| Your instructions |
Pictures do not belong in the copy; restate the records below word for word.

Rows from a dataset of charts and code
= = = = =

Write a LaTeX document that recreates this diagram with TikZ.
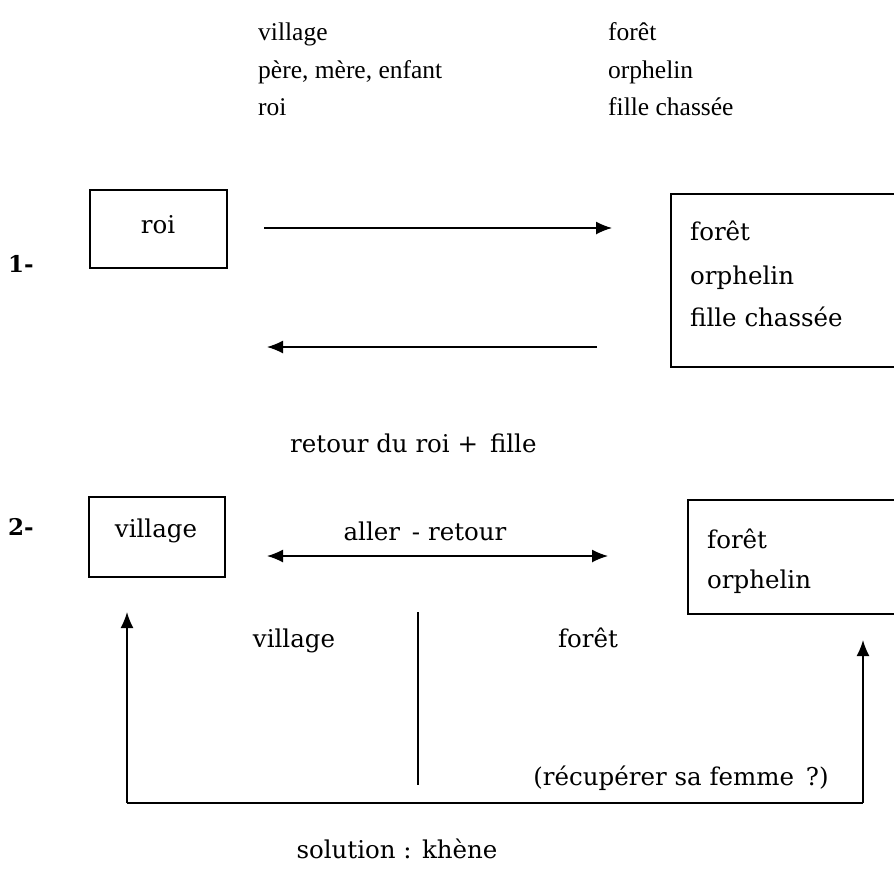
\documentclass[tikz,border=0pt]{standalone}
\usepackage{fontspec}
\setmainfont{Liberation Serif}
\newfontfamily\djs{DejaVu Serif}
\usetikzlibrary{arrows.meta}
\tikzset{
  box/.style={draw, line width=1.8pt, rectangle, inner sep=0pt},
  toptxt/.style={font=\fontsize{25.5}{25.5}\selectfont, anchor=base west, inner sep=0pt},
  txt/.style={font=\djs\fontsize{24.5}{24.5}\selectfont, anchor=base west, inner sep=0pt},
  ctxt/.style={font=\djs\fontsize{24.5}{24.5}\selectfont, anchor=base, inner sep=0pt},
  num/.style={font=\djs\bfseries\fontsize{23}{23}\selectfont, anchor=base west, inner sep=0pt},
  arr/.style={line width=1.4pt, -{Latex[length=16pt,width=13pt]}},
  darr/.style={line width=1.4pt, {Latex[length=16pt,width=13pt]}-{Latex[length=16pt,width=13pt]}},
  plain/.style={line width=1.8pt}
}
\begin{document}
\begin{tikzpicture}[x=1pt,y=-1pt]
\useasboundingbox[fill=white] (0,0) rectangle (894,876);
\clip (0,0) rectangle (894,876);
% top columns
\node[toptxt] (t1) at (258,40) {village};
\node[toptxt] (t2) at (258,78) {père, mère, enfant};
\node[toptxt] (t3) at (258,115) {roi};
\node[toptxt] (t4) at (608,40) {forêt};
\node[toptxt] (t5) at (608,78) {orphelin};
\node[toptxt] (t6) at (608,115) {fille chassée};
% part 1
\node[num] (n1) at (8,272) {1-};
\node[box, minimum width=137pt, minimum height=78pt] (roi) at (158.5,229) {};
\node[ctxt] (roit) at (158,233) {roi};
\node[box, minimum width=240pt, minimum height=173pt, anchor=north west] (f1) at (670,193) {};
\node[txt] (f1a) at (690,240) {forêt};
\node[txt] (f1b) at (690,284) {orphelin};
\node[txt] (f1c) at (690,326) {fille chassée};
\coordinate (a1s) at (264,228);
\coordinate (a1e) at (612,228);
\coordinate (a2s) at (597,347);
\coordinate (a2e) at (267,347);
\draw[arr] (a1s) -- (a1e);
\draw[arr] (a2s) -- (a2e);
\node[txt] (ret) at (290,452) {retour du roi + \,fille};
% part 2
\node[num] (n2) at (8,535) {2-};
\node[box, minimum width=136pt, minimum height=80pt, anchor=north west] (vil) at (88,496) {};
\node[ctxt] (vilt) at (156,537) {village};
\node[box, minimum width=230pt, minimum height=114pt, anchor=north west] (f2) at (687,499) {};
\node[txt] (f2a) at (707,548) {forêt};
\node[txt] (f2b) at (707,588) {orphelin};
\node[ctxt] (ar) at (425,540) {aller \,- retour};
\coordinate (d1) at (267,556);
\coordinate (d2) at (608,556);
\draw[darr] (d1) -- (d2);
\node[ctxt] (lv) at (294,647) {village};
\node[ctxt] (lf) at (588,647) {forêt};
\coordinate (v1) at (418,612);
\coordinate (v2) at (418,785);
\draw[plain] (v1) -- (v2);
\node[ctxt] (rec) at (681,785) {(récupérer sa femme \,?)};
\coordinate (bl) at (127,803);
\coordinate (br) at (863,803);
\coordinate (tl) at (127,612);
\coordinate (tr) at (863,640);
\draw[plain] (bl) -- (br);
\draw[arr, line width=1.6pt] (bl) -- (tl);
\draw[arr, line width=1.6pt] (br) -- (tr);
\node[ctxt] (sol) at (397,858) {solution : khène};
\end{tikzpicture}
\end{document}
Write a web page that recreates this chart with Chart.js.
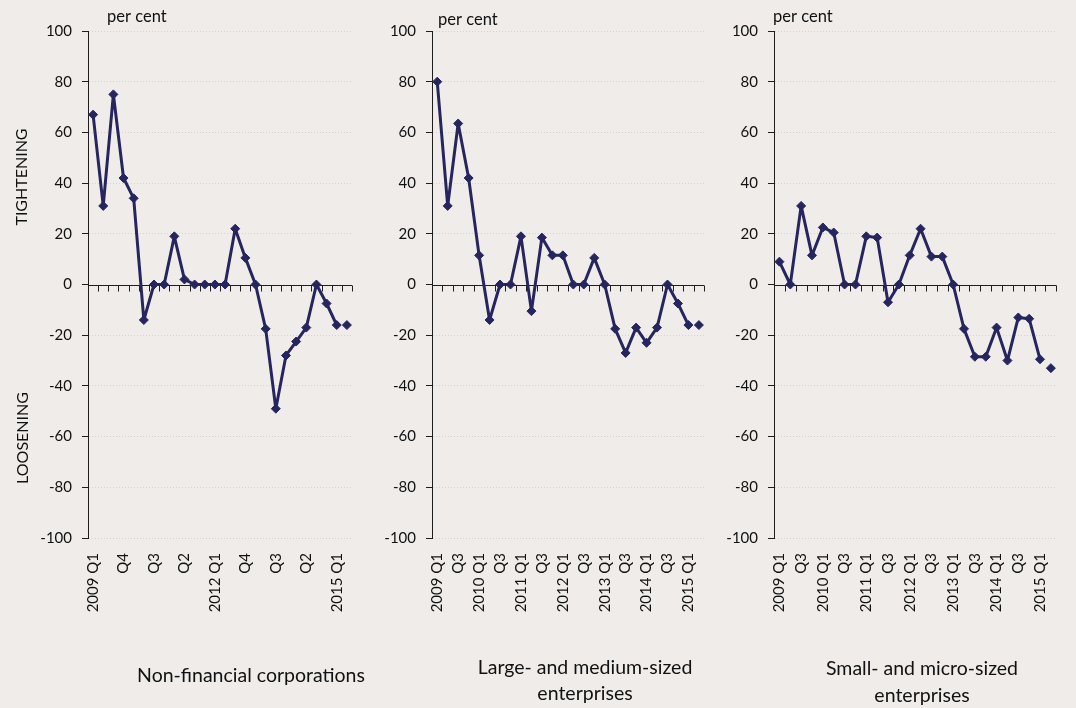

= = = = =

| Result below |
Write a LaTeX document that recreates this diagram with TikZ.
\documentclass[tikz,border=0pt]{standalone}
\usepackage{fontspec}
\setmainfont{Liberation Serif}
\newfontfamily\djs{DejaVu Serif}
\usetikzlibrary{arrows.meta}
\tikzset{
  box/.style={draw, line width=1.8pt, rectangle, inner sep=0pt},
  toptxt/.style={font=\fontsize{25.5}{25.5}\selectfont, anchor=base west, inner sep=0pt},
  txt/.style={font=\djs\fontsize{24.5}{24.5}\selectfont, anchor=base west, inner sep=0pt},
  ctxt/.style={font=\djs\fontsize{24.5}{24.5}\selectfont, anchor=base, inner sep=0pt},
  num/.style={font=\djs\bfseries\fontsize{23}{23}\selectfont, anchor=base west, inner sep=0pt},
  arr/.style={line width=1.4pt, -{Latex[length=16pt,width=13pt]}},
  darr/.style={line width=1.4pt, {Latex[length=16pt,width=13pt]}-{Latex[length=16pt,width=13pt]}},
  plain/.style={line width=1.8pt}
}
\begin{document}
\begin{tikzpicture}[x=1pt,y=-1pt]
\useasboundingbox[fill=white] (0,0) rectangle (894,876);
\clip (0,0) rectangle (894,876);
% top columns
\node[toptxt] (t1) at (258,40) {village};
\node[toptxt] (t2) at (258,78) {père, mère, enfant};
\node[toptxt] (t3) at (258,115) {roi};
\node[toptxt] (t4) at (608,40) {forêt};
\node[toptxt] (t5) at (608,78) {orphelin};
\node[toptxt] (t6) at (608,115) {fille chassée};
% part 1
\node[num] (n1) at (8,272) {1-};
\node[box, minimum width=137pt, minimum height=78pt] (roi) at (158.5,229) {};
\node[ctxt] (roit) at (158,233) {roi};
\node[box, minimum width=240pt, minimum height=173pt, anchor=north west] (f1) at (670,193) {};
\node[txt] (f1a) at (690,240) {forêt};
\node[txt] (f1b) at (690,284) {orphelin};
\node[txt] (f1c) at (690,326) {fille chassée};
\coordinate (a1s) at (264,228);
\coordinate (a1e) at (612,228);
\coordinate (a2s) at (597,347);
\coordinate (a2e) at (267,347);
\draw[arr] (a1s) -- (a1e);
\draw[arr] (a2s) -- (a2e);
\node[txt] (ret) at (290,452) {retour du roi + \,fille};
% part 2
\node[num] (n2) at (8,535) {2-};
\node[box, minimum width=136pt, minimum height=80pt, anchor=north west] (vil) at (88,496) {};
\node[ctxt] (vilt) at (156,537) {village};
\node[box, minimum width=230pt, minimum height=114pt, anchor=north west] (f2) at (687,499) {};
\node[txt] (f2a) at (707,548) {forêt};
\node[txt] (f2b) at (707,588) {orphelin};
\node[ctxt] (ar) at (425,540) {aller \,- retour};
\coordinate (d1) at (267,556);
\coordinate (d2) at (608,556);
\draw[darr] (d1) -- (d2);
\node[ctxt] (lv) at (294,647) {village};
\node[ctxt] (lf) at (588,647) {forêt};
\coordinate (v1) at (418,612);
\coordinate (v2) at (418,785);
\draw[plain] (v1) -- (v2);
\node[ctxt] (rec) at (681,785) {(récupérer sa femme \,?)};
\coordinate (bl) at (127,803);
\coordinate (br) at (863,803);
\coordinate (tl) at (127,612);
\coordinate (tr) at (863,640);
\draw[plain] (bl) -- (br);
\draw[arr, line width=1.6pt] (bl) -- (tl);
\draw[arr, line width=1.6pt] (br) -- (tr);
\node[ctxt] (sol) at (397,858) {solution : khène};
\end{tikzpicture}
\end{document}
Write a web page that recreates this chart with Chart.js.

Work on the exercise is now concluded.